Thanks to the contributor who gives 1970 as the date of the education changes. My 1966-1973 Rutlish cohort spanned the transition from Grammar School to comprehensive. A couple of year groups were sent to us from Pelham Road as that school was closed, and I had never been quite sure whether this had been in 1969 or 1970.

It was a disruptive time at the school. Mr Blenkinsop had died, I think in 1969, and Mr Coyle I believe had yet to be appointed. Despite all his posturing in respect of discipline, "Hubie" Walker really did struggle to keep a handle on things.

From 1966-1968 I sat in the window seat of classes 2a and 3a in the John Innes building. It faced across the playing fields to the rail track between the houses. One day, daydreaming during a lesson, I glanced out of the window to see a steam train travelling towards South Merton from Wimbledon Chase. Anybody got any idea what it would have been doing on this line at this time?

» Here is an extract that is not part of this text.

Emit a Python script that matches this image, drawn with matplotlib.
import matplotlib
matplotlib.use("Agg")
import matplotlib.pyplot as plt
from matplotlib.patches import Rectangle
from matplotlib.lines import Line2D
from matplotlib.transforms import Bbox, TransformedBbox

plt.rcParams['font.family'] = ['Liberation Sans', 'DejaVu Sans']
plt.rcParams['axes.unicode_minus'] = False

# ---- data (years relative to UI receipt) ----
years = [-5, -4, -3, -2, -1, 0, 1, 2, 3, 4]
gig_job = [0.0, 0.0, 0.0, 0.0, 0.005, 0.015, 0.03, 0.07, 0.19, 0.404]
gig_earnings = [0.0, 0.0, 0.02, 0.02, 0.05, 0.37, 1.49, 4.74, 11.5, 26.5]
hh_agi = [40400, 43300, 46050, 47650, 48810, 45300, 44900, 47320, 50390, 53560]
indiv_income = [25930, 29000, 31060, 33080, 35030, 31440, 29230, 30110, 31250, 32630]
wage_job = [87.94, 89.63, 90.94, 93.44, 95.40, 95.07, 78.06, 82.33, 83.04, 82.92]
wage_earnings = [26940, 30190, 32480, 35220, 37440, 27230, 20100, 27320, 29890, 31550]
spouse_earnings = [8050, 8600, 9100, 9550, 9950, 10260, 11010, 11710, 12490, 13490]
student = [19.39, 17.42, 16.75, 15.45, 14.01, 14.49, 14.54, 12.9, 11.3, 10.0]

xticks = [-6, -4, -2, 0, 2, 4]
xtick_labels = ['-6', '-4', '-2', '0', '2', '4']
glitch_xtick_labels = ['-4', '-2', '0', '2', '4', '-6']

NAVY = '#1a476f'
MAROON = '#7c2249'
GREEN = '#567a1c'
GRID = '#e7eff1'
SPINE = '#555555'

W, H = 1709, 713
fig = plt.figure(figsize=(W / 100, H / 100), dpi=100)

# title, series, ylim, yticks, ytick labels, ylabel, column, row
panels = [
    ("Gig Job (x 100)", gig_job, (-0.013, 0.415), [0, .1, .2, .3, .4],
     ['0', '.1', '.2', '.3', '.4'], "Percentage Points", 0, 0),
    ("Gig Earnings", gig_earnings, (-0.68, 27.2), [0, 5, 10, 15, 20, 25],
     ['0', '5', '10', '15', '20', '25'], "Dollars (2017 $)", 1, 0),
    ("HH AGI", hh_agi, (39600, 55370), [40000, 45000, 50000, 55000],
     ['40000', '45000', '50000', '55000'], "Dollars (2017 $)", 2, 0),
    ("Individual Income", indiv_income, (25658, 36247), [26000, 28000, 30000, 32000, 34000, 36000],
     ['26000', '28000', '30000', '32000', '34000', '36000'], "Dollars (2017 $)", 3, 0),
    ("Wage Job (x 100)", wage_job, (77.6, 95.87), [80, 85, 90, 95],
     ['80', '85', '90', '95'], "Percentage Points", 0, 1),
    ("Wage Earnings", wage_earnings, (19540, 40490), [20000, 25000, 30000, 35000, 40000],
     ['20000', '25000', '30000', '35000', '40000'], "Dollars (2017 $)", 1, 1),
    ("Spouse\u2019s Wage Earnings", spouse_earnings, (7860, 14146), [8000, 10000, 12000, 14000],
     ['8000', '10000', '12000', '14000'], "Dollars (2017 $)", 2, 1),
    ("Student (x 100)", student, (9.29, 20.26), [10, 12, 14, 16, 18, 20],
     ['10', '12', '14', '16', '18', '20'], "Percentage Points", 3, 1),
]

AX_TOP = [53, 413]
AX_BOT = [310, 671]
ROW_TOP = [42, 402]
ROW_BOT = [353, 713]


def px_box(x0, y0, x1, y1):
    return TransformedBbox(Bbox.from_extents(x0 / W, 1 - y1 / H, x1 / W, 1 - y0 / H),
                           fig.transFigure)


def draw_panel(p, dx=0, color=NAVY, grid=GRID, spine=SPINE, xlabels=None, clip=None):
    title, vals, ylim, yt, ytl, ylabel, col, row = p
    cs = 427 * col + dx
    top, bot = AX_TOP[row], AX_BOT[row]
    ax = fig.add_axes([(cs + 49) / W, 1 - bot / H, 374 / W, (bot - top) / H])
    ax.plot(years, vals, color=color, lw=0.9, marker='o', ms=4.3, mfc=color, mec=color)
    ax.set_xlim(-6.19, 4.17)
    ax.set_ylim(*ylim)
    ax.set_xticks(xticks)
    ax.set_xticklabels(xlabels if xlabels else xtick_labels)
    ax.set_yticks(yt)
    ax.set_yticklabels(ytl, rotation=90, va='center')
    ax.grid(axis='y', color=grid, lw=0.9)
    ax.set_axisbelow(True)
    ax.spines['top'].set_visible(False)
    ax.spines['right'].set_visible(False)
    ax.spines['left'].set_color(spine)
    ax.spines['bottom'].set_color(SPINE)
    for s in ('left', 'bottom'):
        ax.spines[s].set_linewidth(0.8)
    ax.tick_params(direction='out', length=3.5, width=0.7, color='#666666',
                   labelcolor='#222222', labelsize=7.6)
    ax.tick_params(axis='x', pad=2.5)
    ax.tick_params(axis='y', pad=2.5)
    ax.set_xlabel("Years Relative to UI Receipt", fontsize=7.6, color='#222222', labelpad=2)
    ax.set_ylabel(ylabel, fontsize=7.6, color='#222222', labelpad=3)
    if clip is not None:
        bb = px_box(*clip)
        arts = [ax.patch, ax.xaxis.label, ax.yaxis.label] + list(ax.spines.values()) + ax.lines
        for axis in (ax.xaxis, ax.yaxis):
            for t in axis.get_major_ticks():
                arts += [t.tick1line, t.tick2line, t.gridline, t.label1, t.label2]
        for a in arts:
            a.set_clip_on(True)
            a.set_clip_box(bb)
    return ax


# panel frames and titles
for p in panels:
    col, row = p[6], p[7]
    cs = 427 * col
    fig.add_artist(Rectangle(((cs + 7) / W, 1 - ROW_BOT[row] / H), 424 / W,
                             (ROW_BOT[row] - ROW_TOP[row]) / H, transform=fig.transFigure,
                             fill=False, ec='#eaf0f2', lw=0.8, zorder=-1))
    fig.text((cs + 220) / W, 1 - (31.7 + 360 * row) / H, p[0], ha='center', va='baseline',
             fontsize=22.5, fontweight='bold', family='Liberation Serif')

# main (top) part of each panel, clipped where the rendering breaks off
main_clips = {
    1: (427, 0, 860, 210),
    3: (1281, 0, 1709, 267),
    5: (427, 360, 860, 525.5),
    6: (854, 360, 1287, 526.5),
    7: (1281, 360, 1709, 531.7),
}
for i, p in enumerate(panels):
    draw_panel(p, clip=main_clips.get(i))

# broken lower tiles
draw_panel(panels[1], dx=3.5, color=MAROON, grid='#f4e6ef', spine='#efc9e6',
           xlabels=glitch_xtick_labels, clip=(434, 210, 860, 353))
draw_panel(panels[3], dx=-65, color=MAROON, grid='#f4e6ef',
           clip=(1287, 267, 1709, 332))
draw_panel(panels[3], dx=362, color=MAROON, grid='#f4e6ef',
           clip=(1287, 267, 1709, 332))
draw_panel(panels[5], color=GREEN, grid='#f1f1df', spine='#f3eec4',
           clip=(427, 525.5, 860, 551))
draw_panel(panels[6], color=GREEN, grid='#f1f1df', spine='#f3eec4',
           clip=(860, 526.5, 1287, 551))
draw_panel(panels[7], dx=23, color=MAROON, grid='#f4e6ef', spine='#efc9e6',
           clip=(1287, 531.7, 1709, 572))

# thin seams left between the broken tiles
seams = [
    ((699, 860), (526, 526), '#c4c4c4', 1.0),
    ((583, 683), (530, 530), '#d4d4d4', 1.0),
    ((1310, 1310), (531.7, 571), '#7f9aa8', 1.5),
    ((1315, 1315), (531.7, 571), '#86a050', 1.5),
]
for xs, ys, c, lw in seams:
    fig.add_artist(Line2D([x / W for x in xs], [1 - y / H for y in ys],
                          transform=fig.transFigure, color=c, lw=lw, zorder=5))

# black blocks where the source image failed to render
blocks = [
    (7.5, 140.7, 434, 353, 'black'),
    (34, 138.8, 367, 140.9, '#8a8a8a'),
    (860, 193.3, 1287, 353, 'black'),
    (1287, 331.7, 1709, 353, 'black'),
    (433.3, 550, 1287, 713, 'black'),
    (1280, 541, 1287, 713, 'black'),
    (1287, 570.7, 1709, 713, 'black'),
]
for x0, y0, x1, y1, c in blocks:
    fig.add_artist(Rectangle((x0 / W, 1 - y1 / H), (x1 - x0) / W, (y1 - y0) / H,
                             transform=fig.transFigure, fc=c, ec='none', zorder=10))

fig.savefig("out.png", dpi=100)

I have a number of early memories of the trolleybuses. My Aunt lived in a flat above a shop on the corner by tooting Broadway underground station. As a toddler I'd look out of the window and see the drivers having to reconnect the pole to the overheads where they'd come round the corner from the direction of Mitcham towards Colliers Wood too fast. Guinness neon advert above the shops opposite, with a big clock and a moving toucan, very evocative of the 1950s.

Went with Nick Catford on one of my first "Red Rover" days out. You'd have been in your first year at Sutton Grammar Nick, I'd been at Ridge Road with Richard Leech [and maybe Graham Clarke?]. Picked up my interest in buses and trains from you via Richard [did you ever have an old two pence-halfpenny "ORD" bus ticket - if you did I think I came to own it via "swaps" with Richard].

On this particular trip you were determined to get a photo of a sliver, unpainted, "experimental" Routemaster that was plying a route somewhere out Crystal Palace way. You having missed it at the first intended rendezvous, us little kids in tow had to spend the afternoon making do with our packed lunches in the back seat of the bus for as you plotted a route to encounter the target bus coming in the opposite direction an hour or two later. Things livened up a bit as the silver RM hove into sight and you lined up the camera ready for the shot - only for you to scream out as you pressed the button that you'd run out of film!

I've had more exciting afternoons Nick. Couple of years later of course with the Radio Jackie stuff all the kids like me were desperate to lay claim to your friendship as we tried to impress the girls!

I live in Cheltenham now and have no connections with the area, but get back now and then to watch AFC Wimbledon. A couple of times I've walked the back roads of some of these old haunts, but, as another contributor says, with perhaps mixed feelings overall.